* Begin INFORMATION PROVIDED *

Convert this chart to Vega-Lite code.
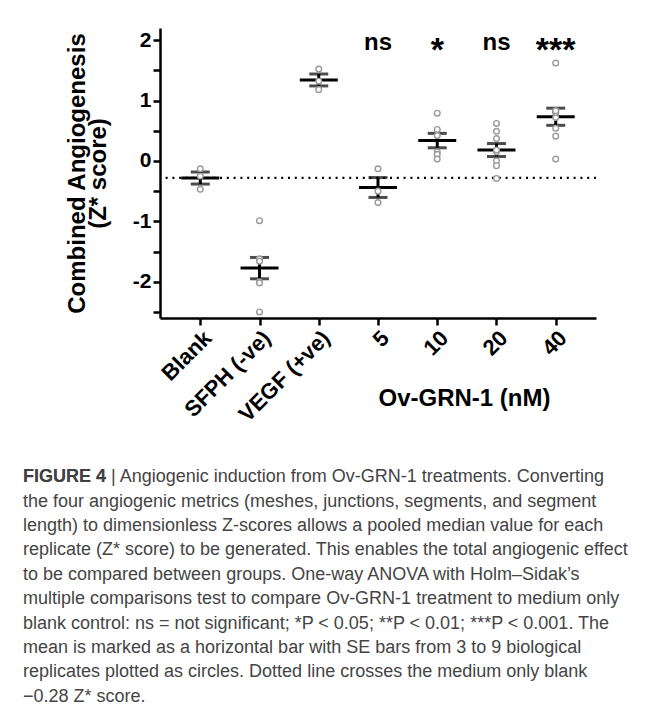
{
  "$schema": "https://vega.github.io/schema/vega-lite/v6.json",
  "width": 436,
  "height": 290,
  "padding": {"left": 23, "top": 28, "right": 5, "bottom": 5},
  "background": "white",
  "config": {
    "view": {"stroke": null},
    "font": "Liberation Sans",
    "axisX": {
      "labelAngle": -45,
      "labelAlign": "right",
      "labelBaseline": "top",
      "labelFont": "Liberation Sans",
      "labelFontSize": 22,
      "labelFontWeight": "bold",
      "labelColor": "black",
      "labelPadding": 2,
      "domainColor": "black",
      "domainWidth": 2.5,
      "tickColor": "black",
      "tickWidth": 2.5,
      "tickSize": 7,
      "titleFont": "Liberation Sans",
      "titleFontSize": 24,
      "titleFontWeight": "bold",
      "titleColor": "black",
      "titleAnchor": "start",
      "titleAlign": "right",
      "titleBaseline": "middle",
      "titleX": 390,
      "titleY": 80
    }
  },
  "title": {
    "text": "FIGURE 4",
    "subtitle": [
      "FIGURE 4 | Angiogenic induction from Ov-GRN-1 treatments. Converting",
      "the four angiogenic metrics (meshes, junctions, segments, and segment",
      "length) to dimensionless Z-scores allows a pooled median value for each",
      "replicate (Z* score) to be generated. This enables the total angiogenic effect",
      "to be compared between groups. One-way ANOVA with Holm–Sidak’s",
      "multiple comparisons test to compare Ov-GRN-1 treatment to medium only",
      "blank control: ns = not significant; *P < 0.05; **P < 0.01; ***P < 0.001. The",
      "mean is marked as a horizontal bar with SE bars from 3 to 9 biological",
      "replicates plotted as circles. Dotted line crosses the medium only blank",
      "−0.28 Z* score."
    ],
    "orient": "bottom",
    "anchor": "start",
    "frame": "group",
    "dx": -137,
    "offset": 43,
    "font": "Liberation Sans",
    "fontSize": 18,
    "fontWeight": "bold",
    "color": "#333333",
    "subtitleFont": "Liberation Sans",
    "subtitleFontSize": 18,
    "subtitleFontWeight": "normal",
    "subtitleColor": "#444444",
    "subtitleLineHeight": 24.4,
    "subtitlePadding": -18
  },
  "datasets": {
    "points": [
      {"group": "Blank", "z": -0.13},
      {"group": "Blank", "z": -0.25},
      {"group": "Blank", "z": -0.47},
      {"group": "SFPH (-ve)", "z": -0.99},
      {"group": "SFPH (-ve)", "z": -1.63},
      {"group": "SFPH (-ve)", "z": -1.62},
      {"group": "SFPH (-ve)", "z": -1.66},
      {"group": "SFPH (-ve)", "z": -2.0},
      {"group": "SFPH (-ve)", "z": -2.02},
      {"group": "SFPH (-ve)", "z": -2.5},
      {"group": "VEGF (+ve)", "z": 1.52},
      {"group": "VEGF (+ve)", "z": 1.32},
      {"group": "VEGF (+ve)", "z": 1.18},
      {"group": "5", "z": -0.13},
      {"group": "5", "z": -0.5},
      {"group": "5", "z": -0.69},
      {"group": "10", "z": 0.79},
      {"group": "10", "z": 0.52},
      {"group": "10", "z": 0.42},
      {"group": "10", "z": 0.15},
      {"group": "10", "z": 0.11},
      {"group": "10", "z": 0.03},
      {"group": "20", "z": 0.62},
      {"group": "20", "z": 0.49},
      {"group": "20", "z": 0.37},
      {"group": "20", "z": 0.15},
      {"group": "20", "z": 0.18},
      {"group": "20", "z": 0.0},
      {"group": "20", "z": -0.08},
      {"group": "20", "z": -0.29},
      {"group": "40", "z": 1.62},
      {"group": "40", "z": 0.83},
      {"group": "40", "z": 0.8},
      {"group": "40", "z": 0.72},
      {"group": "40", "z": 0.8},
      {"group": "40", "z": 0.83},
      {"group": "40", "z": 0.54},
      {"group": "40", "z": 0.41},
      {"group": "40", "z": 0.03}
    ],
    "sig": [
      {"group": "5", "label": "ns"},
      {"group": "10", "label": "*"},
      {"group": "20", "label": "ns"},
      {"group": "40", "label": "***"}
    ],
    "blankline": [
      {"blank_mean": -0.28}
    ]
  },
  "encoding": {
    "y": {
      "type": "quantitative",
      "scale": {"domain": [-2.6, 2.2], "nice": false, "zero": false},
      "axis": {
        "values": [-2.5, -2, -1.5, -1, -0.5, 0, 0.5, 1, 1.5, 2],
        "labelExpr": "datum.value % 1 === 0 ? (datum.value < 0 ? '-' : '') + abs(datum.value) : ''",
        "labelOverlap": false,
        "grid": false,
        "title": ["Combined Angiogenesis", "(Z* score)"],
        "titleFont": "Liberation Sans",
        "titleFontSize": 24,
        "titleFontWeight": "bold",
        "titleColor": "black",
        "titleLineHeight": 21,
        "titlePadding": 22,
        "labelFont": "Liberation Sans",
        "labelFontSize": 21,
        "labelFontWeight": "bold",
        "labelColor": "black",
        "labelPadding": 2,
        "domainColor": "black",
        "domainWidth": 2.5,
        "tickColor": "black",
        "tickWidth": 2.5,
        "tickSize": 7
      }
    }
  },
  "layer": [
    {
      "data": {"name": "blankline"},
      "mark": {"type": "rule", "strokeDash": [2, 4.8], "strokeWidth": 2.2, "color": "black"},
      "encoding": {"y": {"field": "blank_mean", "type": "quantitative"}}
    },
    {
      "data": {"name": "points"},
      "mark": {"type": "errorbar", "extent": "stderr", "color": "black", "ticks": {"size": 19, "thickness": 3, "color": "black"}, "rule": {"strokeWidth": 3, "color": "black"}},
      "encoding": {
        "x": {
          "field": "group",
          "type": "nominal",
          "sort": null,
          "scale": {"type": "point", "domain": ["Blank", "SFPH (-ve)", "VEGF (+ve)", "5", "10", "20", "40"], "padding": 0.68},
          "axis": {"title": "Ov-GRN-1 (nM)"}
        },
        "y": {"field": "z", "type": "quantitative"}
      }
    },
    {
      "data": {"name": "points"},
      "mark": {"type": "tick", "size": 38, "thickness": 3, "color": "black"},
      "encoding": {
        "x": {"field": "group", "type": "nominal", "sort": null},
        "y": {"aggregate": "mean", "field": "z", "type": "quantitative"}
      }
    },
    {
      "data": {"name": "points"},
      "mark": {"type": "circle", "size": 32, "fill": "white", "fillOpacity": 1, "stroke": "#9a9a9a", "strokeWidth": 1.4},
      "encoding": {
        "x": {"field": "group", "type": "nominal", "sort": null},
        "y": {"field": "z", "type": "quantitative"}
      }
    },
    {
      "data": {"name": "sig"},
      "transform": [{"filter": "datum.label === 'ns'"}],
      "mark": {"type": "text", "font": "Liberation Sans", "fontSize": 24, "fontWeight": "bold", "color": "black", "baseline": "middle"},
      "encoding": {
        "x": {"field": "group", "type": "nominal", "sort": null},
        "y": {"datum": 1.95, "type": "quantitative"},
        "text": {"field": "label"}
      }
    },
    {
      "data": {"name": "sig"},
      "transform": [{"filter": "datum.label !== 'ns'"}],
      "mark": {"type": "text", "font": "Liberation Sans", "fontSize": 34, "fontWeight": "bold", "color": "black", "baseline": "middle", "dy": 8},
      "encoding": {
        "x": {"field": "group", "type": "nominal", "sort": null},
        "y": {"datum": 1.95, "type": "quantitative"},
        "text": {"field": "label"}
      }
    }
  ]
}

* End INFORMATION PROVIDED *

Images in the data above are to be skipped. Retype all other material exactly.

### WRITTEN SOLUTION
Convert this chart to Vega-Lite code.
{
  "$schema": "https://vega.github.io/schema/vega-lite/v6.json",
  "width": 436,
  "height": 290,
  "padding": {"left": 23, "top": 28, "right": 5, "bottom": 5},
  "background": "white",
  "config": {
    "view": {"stroke": null},
    "font": "Liberation Sans",
    "axisX": {
      "labelAngle": -45,
      "labelAlign": "right",
      "labelBaseline": "top",
      "labelFont": "Liberation Sans",
      "labelFontSize": 22,
      "labelFontWeight": "bold",
      "labelColor": "black",
      "labelPadding": 2,
      "domainColor": "black",
      "domainWidth": 2.5,
      "tickColor": "black",
      "tickWidth": 2.5,
      "tickSize": 7,
      "titleFont": "Liberation Sans",
      "titleFontSize": 24,
      "titleFontWeight": "bold",
      "titleColor": "black",
      "titleAnchor": "start",
      "titleAlign": "right",
      "titleBaseline": "middle",
      "titleX": 390,
      "titleY": 80
    }
  },
  "title": {
    "text": "FIGURE 4",
    "subtitle": [
      "FIGURE 4 | Angiogenic induction from Ov-GRN-1 treatments. Converting",
      "the four angiogenic metrics (meshes, junctions, segments, and segment",
      "length) to dimensionless Z-scores allows a pooled median value for each",
      "replicate (Z* score) to be generated. This enables the total angiogenic effect",
      "to be compared between groups. One-way ANOVA with Holm–Sidak’s",
      "multiple comparisons test to compare Ov-GRN-1 treatment to medium only",
      "blank control: ns = not significant; *P < 0.05; **P < 0.01; ***P < 0.001. The",
      "mean is marked as a horizontal bar with SE bars from 3 to 9 biological",
      "replicates plotted as circles. Dotted line crosses the medium only blank",
      "−0.28 Z* score."
    ],
    "orient": "bottom",
    "anchor": "start",
    "frame": "group",
    "dx": -137,
    "offset": 43,
    "font": "Liberation Sans",
    "fontSize": 18,
    "fontWeight": "bold",
    "color": "#333333",
    "subtitleFont": "Liberation Sans",
    "subtitleFontSize": 18,
    "subtitleFontWeight": "normal",
    "subtitleColor": "#444444",
    "subtitleLineHeight": 24.4,
    "subtitlePadding": -18
  },
  "datasets": {
    "points": [
      {"group": "Blank", "z": -0.13},
      {"group": "Blank", "z": -0.25},
      {"group": "Blank", "z": -0.47},
      {"group": "SFPH (-ve)", "z": -0.99},
      {"group": "SFPH (-ve)", "z": -1.63},
      {"group": "SFPH (-ve)", "z": -1.62},
      {"group": "SFPH (-ve)", "z": -1.66},
      {"group": "SFPH (-ve)", "z": -2.0},
      {"group": "SFPH (-ve)", "z": -2.02},
      {"group": "SFPH (-ve)", "z": -2.5},
      {"group": "VEGF (+ve)", "z": 1.52},
      {"group": "VEGF (+ve)", "z": 1.32},
      {"group": "VEGF (+ve)", "z": 1.18},
      {"group": "5", "z": -0.13},
      {"group": "5", "z": -0.5},
      {"group": "5", "z": -0.69},
      {"group": "10", "z": 0.79},
      {"group": "10", "z": 0.52},
      {"group": "10", "z": 0.42},
      {"group": "10", "z": 0.15},
      {"group": "10", "z": 0.11},
      {"group": "10", "z": 0.03},
      {"group": "20", "z": 0.62},
      {"group": "20", "z": 0.49},
      {"group": "20", "z": 0.37},
      {"group": "20", "z": 0.15},
      {"group": "20", "z": 0.18},
      {"group": "20", "z": 0.0},
      {"group": "20", "z": -0.08},
      {"group": "20", "z": -0.29},
      {"group": "40", "z": 1.62},
      {"group": "40", "z": 0.83},
      {"group": "40", "z": 0.8},
      {"group": "40", "z": 0.72},
      {"group": "40", "z": 0.8},
      {"group": "40", "z": 0.83},
      {"group": "40", "z": 0.54},
      {"group": "40", "z": 0.41},
      {"group": "40", "z": 0.03}
    ],
    "sig": [
      {"group": "5", "label": "ns"},
      {"group": "10", "label": "*"},
      {"group": "20", "label": "ns"},
      {"group": "40", "label": "***"}
    ],
    "blankline": [
      {"blank_mean": -0.28}
    ]
  },
  "encoding": {
    "y": {
      "type": "quantitative",
      "scale": {"domain": [-2.6, 2.2], "nice": false, "zero": false},
      "axis": {
        "values": [-2.5, -2, -1.5, -1, -0.5, 0, 0.5, 1, 1.5, 2],
        "labelExpr": "datum.value % 1 === 0 ? (datum.value < 0 ? '-' : '') + abs(datum.value) : ''",
        "labelOverlap": false,
        "grid": false,
        "title": ["Combined Angiogenesis", "(Z* score)"],
        "titleFont": "Liberation Sans",
        "titleFontSize": 24,
        "titleFontWeight": "bold",
        "titleColor": "black",
        "titleLineHeight": 21,
        "titlePadding": 22,
        "labelFont": "Liberation Sans",
        "labelFontSize": 21,
        "labelFontWeight": "bold",
        "labelColor": "black",
        "labelPadding": 2,
        "domainColor": "black",
        "domainWidth": 2.5,
        "tickColor": "black",
        "tickWidth": 2.5,
        "tickSize": 7
      }
    }
  },
  "layer": [
    {
      "data": {"name": "blankline"},
      "mark": {"type": "rule", "strokeDash": [2, 4.8], "strokeWidth": 2.2, "color": "black"},
      "encoding": {"y": {"field": "blank_mean", "type": "quantitative"}}
    },
    {
      "data": {"name": "points"},
      "mark": {"type": "errorbar", "extent": "stderr", "color": "black", "ticks": {"size": 19, "thickness": 3, "color": "black"}, "rule": {"strokeWidth": 3, "color": "black"}},
      "encoding": {
        "x": {
          "field": "group",
          "type": "nominal",
          "sort": null,
          "scale": {"type": "point", "domain": ["Blank", "SFPH (-ve)", "VEGF (+ve)", "5", "10", "20", "40"], "padding": 0.68},
          "axis": {"title": "Ov-GRN-1 (nM)"}
        },
        "y": {"field": "z", "type": "quantitative"}
      }
    },
    {
      "data": {"name": "points"},
      "mark": {"type": "tick", "size": 38, "thickness": 3, "color": "black"},
      "encoding": {
        "x": {"field": "group", "type": "nominal", "sort": null},
        "y": {"aggregate": "mean", "field": "z", "type": "quantitative"}
      }
    },
    {
      "data": {"name": "points"},
      "mark": {"type": "circle", "size": 32, "fill": "white", "fillOpacity": 1, "stroke": "#9a9a9a", "strokeWidth": 1.4},
      "encoding": {
        "x": {"field": "group", "type": "nominal", "sort": null},
        "y": {"field": "z", "type": "quantitative"}
      }
    },
    {
      "data": {"name": "sig"},
      "transform": [{"filter": "datum.label === 'ns'"}],
      "mark": {"type": "text", "font": "Liberation Sans", "fontSize": 24, "fontWeight": "bold", "color": "black", "baseline": "middle"},
      "encoding": {
        "x": {"field": "group", "type": "nominal", "sort": null},
        "y": {"datum": 1.95, "type": "quantitative"},
        "text": {"field": "label"}
      }
    },
    {
      "data": {"name": "sig"},
      "transform": [{"filter": "datum.label !== 'ns'"}],
      "mark": {"type": "text", "font": "Liberation Sans", "fontSize": 34, "fontWeight": "bold", "color": "black", "baseline": "middle", "dy": 8},
      "encoding": {
        "x": {"field": "group", "type": "nominal", "sort": null},
        "y": {"datum": 1.95, "type": "quantitative"},
        "text": {"field": "label"}
      }
    }
  ]
}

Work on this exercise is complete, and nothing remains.